I started with the EXIF reading support in Singleshot and added decoding of some of Canon’s MakerNotes to get the File Number and, if available, camera serial number (DSLRs have that, PowerShots don’t).

This document described the CRW file format so I could write code to read CRW metadata and put it into the same form Singleshot’s JpegHeader does (thus: CRWHeader).

A quick hack to the script to write out a tsv with several columns and I could start to gather some stats, starting with: I had some duplicates in my tree.

I also knew I had some duplicate files in my photo tree from where I ended up copying some raw photos into more than once place, but I was still surprised to discover that “some” was ‘2,231’. The script counted any duplication of camera/filenumber as a dupe, so a lot of those turned out to be working/edited copies of the shots with the metadata intact rather than actual dupes. Still, I ended up deleting around 1000 duplicate files from directories with names like ‘stage’ and ‘stage2’ — these files were elsewhere in my tree in better-named directories.

I got out the Exif 2.2 spec (PDF) again and looked to see what EXIF data looked like embedded in a TIFF file. Happily, the CR2 is enough like TIFF that the specs for EXIF proved enough information to extract the data I wanted. I need to go back and refactor the EXIF reading code in Singleshot’s JPEG module so it can read EXIF out of TIFF/CR2 as well as JPEG.

In the meantime, though, I could finally start gathering stats. I’m still not decoding some of the tags from the files properly so I can’t yet generate stats on shutter speeds and lenses, but I did learn my ISO usage by camera body looked like this:

Model 50 100 200 400 800 1600 3200 Auto Grand Total Canon EOS D30 4298 410 439 369 137 5653 Canon EOS 10D 3782 157 236 71 1 4247 Canon EOS 20D 505 829 1916 372 1353 100 5075 Canon PowerShot S230 431 475 33 17 74 1030 Canon PowerShot SD500 6 12 44 61 447 570 Grand Total 437 9072 1473 2669 812 1491 100 521 16575 The blank boxes don’t apply to a given camera (e.g. the D30 has no Auto setting).

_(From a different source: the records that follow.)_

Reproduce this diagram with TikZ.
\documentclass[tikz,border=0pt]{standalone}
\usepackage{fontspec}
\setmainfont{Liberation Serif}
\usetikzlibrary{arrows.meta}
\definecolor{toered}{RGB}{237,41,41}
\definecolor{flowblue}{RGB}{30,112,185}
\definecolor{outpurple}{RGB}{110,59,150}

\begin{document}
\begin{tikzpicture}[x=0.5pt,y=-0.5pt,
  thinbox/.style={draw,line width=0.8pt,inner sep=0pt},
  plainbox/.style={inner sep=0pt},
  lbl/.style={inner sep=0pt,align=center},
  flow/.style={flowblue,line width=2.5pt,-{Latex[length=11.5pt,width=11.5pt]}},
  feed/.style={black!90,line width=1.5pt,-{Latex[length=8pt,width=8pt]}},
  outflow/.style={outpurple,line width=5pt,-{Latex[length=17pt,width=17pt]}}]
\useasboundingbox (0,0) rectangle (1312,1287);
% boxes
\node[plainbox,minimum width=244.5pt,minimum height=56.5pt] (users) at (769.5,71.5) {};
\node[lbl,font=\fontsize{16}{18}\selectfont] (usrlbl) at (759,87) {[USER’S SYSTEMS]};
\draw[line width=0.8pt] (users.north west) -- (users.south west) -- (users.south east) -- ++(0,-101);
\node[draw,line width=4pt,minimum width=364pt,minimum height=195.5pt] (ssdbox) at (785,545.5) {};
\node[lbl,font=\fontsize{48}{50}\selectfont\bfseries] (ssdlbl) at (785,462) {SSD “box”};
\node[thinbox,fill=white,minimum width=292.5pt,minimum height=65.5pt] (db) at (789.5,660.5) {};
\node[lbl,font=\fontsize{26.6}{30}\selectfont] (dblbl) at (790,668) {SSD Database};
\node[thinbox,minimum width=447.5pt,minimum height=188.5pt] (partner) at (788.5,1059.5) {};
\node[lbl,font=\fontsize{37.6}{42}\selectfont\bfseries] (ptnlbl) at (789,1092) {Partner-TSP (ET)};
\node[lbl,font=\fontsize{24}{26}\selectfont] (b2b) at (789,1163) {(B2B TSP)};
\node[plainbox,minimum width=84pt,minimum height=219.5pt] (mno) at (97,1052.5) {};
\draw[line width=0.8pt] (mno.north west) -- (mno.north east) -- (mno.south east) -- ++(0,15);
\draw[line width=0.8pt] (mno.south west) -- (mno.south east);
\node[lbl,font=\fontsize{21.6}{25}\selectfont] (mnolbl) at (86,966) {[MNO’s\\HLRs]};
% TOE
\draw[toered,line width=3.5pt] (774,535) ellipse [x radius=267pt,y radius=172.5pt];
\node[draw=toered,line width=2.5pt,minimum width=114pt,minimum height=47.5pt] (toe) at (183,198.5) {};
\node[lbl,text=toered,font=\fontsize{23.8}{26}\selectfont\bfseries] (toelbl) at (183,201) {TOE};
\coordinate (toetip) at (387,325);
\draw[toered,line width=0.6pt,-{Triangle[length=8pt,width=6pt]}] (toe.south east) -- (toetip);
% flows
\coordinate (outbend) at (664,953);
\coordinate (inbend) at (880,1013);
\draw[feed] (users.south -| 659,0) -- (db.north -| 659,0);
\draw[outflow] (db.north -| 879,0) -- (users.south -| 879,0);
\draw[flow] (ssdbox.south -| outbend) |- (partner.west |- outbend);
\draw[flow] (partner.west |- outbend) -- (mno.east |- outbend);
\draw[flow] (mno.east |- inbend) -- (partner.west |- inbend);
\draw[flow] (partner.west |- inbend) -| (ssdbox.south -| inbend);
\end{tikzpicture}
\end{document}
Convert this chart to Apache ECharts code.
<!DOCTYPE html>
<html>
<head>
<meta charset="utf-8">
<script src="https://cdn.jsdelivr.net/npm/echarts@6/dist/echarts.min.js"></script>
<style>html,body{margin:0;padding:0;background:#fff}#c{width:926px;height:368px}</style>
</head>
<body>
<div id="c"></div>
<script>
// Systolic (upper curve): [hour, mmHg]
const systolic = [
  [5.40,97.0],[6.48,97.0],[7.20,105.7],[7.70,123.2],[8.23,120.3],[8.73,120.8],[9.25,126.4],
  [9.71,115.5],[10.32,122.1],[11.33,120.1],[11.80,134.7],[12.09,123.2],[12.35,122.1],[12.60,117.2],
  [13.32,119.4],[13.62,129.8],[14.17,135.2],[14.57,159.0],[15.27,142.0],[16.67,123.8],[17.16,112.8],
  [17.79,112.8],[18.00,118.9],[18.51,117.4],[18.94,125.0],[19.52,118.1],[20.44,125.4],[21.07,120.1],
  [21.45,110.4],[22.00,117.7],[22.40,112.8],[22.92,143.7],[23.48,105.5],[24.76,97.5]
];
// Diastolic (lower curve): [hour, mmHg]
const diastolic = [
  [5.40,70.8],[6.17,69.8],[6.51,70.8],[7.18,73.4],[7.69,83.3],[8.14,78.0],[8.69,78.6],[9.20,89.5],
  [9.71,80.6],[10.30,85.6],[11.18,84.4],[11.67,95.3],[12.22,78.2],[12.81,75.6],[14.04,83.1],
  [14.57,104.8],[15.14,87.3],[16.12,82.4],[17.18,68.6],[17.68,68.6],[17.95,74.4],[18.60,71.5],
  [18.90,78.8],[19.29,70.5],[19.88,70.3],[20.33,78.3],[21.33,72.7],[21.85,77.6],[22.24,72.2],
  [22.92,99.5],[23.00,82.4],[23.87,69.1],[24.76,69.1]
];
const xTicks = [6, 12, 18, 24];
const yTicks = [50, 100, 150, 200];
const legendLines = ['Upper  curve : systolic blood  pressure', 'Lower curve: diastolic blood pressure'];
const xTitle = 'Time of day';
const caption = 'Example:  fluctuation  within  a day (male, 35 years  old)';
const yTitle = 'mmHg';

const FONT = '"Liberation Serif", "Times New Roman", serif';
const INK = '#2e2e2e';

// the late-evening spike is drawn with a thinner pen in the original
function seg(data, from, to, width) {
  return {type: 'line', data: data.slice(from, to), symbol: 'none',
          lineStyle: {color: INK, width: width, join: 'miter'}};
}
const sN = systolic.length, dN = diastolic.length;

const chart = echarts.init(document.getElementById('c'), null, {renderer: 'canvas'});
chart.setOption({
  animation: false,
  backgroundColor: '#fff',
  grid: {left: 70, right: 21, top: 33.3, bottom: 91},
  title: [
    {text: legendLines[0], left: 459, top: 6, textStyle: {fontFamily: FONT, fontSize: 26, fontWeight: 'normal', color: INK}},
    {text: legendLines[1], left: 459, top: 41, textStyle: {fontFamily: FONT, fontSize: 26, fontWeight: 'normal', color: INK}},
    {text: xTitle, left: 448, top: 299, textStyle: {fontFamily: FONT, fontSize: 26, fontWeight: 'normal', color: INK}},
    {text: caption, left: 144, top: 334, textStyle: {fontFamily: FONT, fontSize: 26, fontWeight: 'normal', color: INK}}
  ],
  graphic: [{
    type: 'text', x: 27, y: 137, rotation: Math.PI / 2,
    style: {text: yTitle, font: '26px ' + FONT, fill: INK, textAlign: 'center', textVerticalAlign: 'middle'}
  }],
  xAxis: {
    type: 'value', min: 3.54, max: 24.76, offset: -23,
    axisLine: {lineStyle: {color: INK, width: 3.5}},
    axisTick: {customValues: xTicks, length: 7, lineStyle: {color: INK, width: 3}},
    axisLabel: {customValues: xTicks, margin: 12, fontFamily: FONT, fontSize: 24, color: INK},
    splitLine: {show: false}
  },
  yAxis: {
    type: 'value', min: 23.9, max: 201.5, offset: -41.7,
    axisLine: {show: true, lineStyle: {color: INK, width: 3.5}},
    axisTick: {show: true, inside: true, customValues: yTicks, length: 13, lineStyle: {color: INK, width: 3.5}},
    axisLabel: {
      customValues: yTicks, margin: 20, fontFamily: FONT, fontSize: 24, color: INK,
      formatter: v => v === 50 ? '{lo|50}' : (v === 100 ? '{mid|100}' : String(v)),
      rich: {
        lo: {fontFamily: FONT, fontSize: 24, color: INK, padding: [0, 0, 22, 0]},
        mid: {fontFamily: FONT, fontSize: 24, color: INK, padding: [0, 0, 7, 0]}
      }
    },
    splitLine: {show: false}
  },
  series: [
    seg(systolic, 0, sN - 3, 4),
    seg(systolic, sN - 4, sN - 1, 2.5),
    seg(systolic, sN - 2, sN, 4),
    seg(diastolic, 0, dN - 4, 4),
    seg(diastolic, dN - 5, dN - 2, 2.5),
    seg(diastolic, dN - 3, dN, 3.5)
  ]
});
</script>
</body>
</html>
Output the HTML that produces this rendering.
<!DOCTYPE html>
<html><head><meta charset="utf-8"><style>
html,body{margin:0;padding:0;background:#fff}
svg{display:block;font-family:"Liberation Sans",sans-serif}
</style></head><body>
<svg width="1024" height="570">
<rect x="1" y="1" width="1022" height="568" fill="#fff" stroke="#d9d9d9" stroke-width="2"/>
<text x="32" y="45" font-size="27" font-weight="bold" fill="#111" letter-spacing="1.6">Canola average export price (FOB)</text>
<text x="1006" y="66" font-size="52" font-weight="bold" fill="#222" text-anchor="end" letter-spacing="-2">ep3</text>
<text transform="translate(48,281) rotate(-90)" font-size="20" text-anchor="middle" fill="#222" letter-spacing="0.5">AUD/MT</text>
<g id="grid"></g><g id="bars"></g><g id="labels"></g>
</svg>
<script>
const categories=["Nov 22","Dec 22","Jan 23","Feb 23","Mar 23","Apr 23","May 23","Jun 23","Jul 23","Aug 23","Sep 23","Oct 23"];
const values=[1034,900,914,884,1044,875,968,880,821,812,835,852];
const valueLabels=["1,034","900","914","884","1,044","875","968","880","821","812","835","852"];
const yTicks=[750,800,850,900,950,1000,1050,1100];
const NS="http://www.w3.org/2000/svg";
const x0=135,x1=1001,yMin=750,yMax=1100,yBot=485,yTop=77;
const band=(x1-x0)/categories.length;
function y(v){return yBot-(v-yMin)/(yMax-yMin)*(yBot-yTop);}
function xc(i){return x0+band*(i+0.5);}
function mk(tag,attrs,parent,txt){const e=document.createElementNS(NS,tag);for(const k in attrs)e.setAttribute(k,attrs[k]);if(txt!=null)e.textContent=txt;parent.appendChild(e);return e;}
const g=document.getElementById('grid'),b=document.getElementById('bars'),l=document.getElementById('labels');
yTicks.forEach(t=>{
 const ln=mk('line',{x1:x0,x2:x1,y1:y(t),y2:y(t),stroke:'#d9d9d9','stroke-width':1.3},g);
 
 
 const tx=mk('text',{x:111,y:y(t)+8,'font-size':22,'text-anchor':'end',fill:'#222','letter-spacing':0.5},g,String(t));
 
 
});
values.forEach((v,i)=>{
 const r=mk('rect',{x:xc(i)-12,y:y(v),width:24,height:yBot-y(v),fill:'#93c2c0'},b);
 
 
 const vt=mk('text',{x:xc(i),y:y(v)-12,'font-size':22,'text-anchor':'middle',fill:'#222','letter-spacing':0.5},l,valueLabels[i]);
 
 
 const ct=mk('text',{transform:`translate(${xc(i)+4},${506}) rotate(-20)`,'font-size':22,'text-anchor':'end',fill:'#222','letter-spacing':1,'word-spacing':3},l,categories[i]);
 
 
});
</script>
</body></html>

I hadn’t realized I was doing this so systematically, but it looks like with the 20D I started regularly shooting higher ISOs and only dropping to ISO 100 when it was particularly bright or I wanted a slower shutter speed. The cameras I’ve had less time tend to have fewer shots (no surprise there).

I want to pick up in the next pass to figure out how many shots from each camera are part of a “motor drive” sequence — holding the shutter down. The SequenceNumber field should make this doable. I also want to gather stats on lenses, focal lengths, shutter speeds and apertures. Most of this data isn’t practically useful but it’s still fun.